House passes Kari’s Law amendment

U.S. House members approves an amendment to Kari’s Law legislation—a measure that would require direct dialing for 911 calls made on multi-line telephone systems (MLTS) frequently used by hotels, offices and other enterprises—that awaits President Donald Trump’s signature to become law.

Happy birthday, Kari.

U.S. House members early this morning unanimously approved an amendment to Kari’s Law legislation—a measure that would require direct dialing for 911 calls made on multi-line telephone systems (MLTS) frequently used by hotels, offices and other enterprises—that awaits President Donald Trump’s signature to become law.

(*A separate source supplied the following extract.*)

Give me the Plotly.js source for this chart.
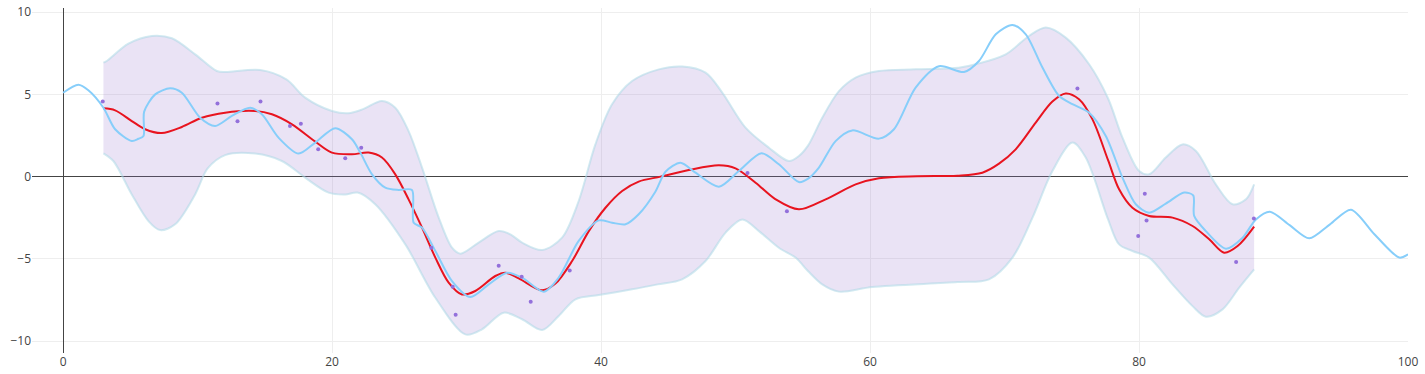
<!DOCTYPE html>
<html>
<head>
<meta charset="utf-8">
<script src="https://cdn.plot.ly/plotly-3.0.1.min.js"></script>
<style>html,body{margin:0;padding:0;background:#fff;}#chart{width:1425px;height:374px;}</style>
</head>
<body>
<div id="chart"></div>
<script>
// Observed data points
const obsX = [2.95, 11.48, 12.97, 14.68, 16.87, 17.68, 18.97, 20.98, 22.17, 27.38, 28.97, 29.19, 32.39, 34.1, 34.77, 37.67, 50.89, 53.82, 75.42, 79.94, 80.43, 80.56, 87.22, 88.54];
const obsY = [4.56, 4.44, 3.36, 4.56, 3.08, 3.22, 1.66, 1.11, 1.76, -4.32, -6.69, -8.39, -5.41, -6.08, -7.6, -5.7, 0.22, -2.11, 5.35, -3.61, -1.04, -2.66, -5.19, -2.55];

// Posterior mean
const meanX = [3.0, 3.87, 5.11, 6.1, 7.34, 8.83, 10.32, 12.05, 14.29, 15.53, 17.02, 18.75, 19.99, 21.48, 22.72, 23.71, 24.7, 25.69, 26.69, 27.68, 28.67, 29.66, 30.65, 32.14, 32.89, 33.88, 35.62, 36.61, 37.85, 39.09, 40.33, 41.57, 42.8, 44.42, 46.53, 48.76, 50.0, 51.49, 52.98, 54.71, 56.7, 58.93, 60.66, 63.5, 66.5, 68.35, 69.59, 70.83, 72.32, 73.56, 74.55, 75.54, 76.54, 77.7, 78.52, 79.51, 80.75, 82.49, 83.98, 85.22, 86.33, 87.33, 88.56];
const meanY = [4.15, 4.03, 3.38, 2.88, 2.65, 3.02, 3.58, 3.89, 3.99, 3.79, 3.18, 2.13, 1.46, 1.36, 1.46, 1.16, 0.14, -1.38, -3.10, -4.92, -6.44, -7.16, -6.95, -6.04, -5.84, -6.18, -6.91, -6.5, -5.13, -3.31, -1.89, -0.87, -0.30, 0.0, 0.40, 0.69, 0.5, -0.37, -1.38, -1.99, -1.38, -0.47, -0.10, 0.02, 0.06, 0.24, 0.79, 1.66, 3.28, 4.56, 5.05, 4.70, 3.48, 1.0, -0.77, -1.89, -2.39, -2.49, -3.0, -3.81, -4.62, -4.22, -3.04];

// Confidence band
const upperX = [3.0, 3.25, 4.86, 6.6, 8.09, 9.82, 11.43, 12.05, 14.66, 16.6, 18.0, 19.99, 21.2, 22.3, 23.71, 24.7, 25.69, 26.69, 27.93, 28.92, 29.54, 30.9, 32.39, 33.26, 34.13, 35.62, 37.1, 38.34, 39.58, 40.82, 42.31, 44.3, 46.03, 47.77, 49.01, 50.74, 52.48, 53.97, 54.71, 55.4, 56.45, 57.69, 58.93, 60.66, 63.39, 66.6, 67.86, 70.09, 71.82, 73.07, 74.55, 76.29, 77.7, 78.77, 80.01, 80.75, 81.99, 83.23, 84.23, 85.71, 86.96, 87.95, 88.56];
const upperY = [6.93, 7.03, 8.08, 8.55, 8.41, 7.43, 6.42, 6.36, 6.48, 5.91, 4.80, 3.99, 3.85, 4.1, 4.60, 4.19, 2.77, 0.55, -2.49, -4.32, -4.68, -4.01, -3.31, -3.51, -4.01, -4.46, -3.71, -1.48, 1.96, 4.40, 5.81, 6.52, 6.69, 6.32, 5.11, 2.98, 1.76, 0.95, 1.25, 1.9, 3.58, 5.2, 6.02, 6.42, 6.52, 6.62, 6.83, 7.43, 8.55, 9.06, 8.45, 6.83, 4.75, 2.37, 0.34, 0.14, 1.16, 1.96, 1.56, -0.47, -1.68, -1.38, -0.47];
const lowerX = [3.0, 3.74, 5.11, 6.35, 7.22, 8.33, 9.82, 10.75, 12.05, 14.29, 16.27, 18.0, 19.74, 20.98, 21.9, 23.21, 25.45, 27.68, 29.91, 31.15, 32.76, 34.13, 35.62, 36.85, 38.1, 39.83, 42.31, 44.2, 46.03, 47.77, 49.26, 50.5, 51.74, 53.22, 54.46, 55.4, 56.45, 57.69, 60.17, 66.5, 68.85, 70.59, 72.08, 73.56, 75.05, 76.04, 77.7, 78.52, 79.51, 80.75, 82.49, 83.98, 84.97, 86.21, 87.45, 88.56];
const lowerY = [1.42, 0.95, -1.08, -2.7, -3.25, -2.9, -1.08, 0.5, 1.31, 1.40, 0.95, -0.06, -0.97, -1.08, -0.97, -1.68, -4.12, -7.36, -9.59, -9.28, -8.27, -8.67, -9.32, -8.47, -7.46, -7.2, -6.85, -6.55, -6.24, -5.13, -3.40, -2.60, -3.31, -4.32, -4.92, -5.75, -6.55, -6.99, -6.71, -6.41, -6.24, -4.92, -2.49, 0.34, 2.07, 1.16, -2.6, -4.12, -4.52, -4.92, -6.55, -7.87, -8.51, -8.07, -6.75, -5.64];

// Posterior sample
const sampleX = [0, 1.14, 1.88, 3.0, 3.87, 5.11, 5.6, 5.98, 6.03, 6.85, 7.96, 8.83, 10.19, 11.31, 12.55, 13.91, 14.78, 16.02, 17.51, 18.75, 20.24, 21.48, 22.1, 22.97, 23.96, 24.95, 25.94, 26.07, 26.69, 27.68, 28.92, 30.28, 31.65, 33.01, 34.13, 35.74, 36.85, 38.34, 39.83, 40.82, 41.82, 42.8, 44.05, 44.79, 45.91, 47.02, 48.76, 50.25, 51.93, 53.22, 54.71, 55.4, 56.2, 57.44, 58.68, 60.66, 61.78, 63.39, 65.13, 66.99, 68.1, 69.35, 70.59, 71.58, 72.82, 74.06, 75.05, 76.29, 77.53, 78.77, 79.76, 80.75, 81.99, 83.36, 84.03, 84.1, 84.97, 86.46, 87.7, 88.69, 89.73, 91.2, 92.66, 94.2, 95.76, 97.5, 99.35, 100];
const sampleY = [5.1, 5.59, 5.25, 4.19, 2.88, 2.17, 2.3, 2.47, 3.95, 5.0, 5.37, 5.1, 3.58, 3.08, 3.69, 4.19, 3.79, 2.37, 1.40, 2.07, 2.94, 2.27, 1.46, 0.14, -0.67, -0.81, -0.81, -2.80, -3.10, -4.52, -6.35, -7.32, -6.55, -5.84, -6.14, -6.99, -6.14, -3.91, -2.66, -2.80, -2.90, -2.29, -0.9, 0.3, 0.85, 0.24, -0.61, 0.34, 1.42, 0.75, -0.33, -0.12, 0.55, 2.16, 2.81, 2.31, 2.88, 5.41, 6.71, 6.36, 7.03, 8.65, 9.22, 8.65, 6.63, 4.90, 4.40, 3.89, 2.47, -0.06, -1.68, -2.19, -1.64, -0.97, -1.14, -2.39, -3.31, -4.38, -3.71, -2.60, -2.13, -2.95, -3.75, -2.9, -2.01, -3.5, -4.92, -4.72];

const bandLine = {color: 'rgba(173, 216, 230, 0.55)', width: 2, shape: 'spline', smoothing: 0.9};

const traces = [
  {x: lowerX, y: lowerY, type: 'scatter', mode: 'lines', line: bandLine, hoverinfo: 'skip', showlegend: false},
  {x: upperX, y: upperY, type: 'scatter', mode: 'lines', line: bandLine, fill: 'tonexty', fillcolor: 'rgba(149, 117, 205, 0.2)', hoverinfo: 'skip', showlegend: false},
  {x: meanX, y: meanY, type: 'scatter', mode: 'lines', line: {color: '#e8141f', width: 2, shape: 'spline', smoothing: 0.9}, showlegend: false},
  {x: sampleX, y: sampleY, type: 'scatter', mode: 'lines', line: {color: '#87cefa', width: 2, shape: 'spline', smoothing: 0.8}, showlegend: false},
  {x: obsX, y: obsY, type: 'scatter', mode: 'markers', marker: {color: '#9370db', size: 4}, showlegend: false}
];

const layout = {
  width: 1425, height: 374,
  margin: {l: 32, r: 17, t: 8, b: 21},
  paper_bgcolor: '#fff', plot_bgcolor: '#fff',
  font: {family: '"Open Sans", verdana, arial, sans-serif', size: 12, color: '#444'},
  showlegend: false,
  xaxis: {range: [-2.31, 100], showgrid: true, gridcolor: '#eee', zeroline: true, zerolinecolor: '#444', zerolinewidth: 1, tickvals: [0, 20, 40, 60, 80, 100], ticks: '', showline: false},
  yaxis: {range: [-10.72, 10.25], showgrid: true, gridcolor: '#eee', zeroline: true, zerolinecolor: '#444', zerolinewidth: 1, tickvals: [-10, -5, 0, 5, 10], ticks: '', showline: false}
};

Plotly.newPlot('chart', traces, layout, {displayModeBar: false, staticPlot: true});
</script>
</body>
</html>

The late Kari Hunt—the namesake of the legislation—would have celebrated her 36th birthday today.

House members executed a voice vote on the amendment during early-morning proceedings that were conducted as the legislative body deliberated over a budget deal to end a short-lived government shutdown. The amendment to alter the effective date of the legislation was introduced early this week by Sen. Amy Klobuchar (D-Minn.) when the Senate unanimously approved H.R. 582, the Kari’s Law bill sponsored by Rep. Louis Gohmert (R-Texas).

Although the House passed H.R. 582 more than a year ago, it had to approve the Senate amendment to send the Kari’s Law measure to President Donald Trump, who is expected to sign the legislation into law. Sources close to the situation were unsure of the timetable for the signing to occur.

The legislation would mandate that 911 callers be able to dial the emergency number directly, instead of having to include an additional number or code. On some MLTS, callers must dial an additional number—often “9”—to get an outside line to make a normal phone call, so a 911 call would require the caller to dial “9-911.”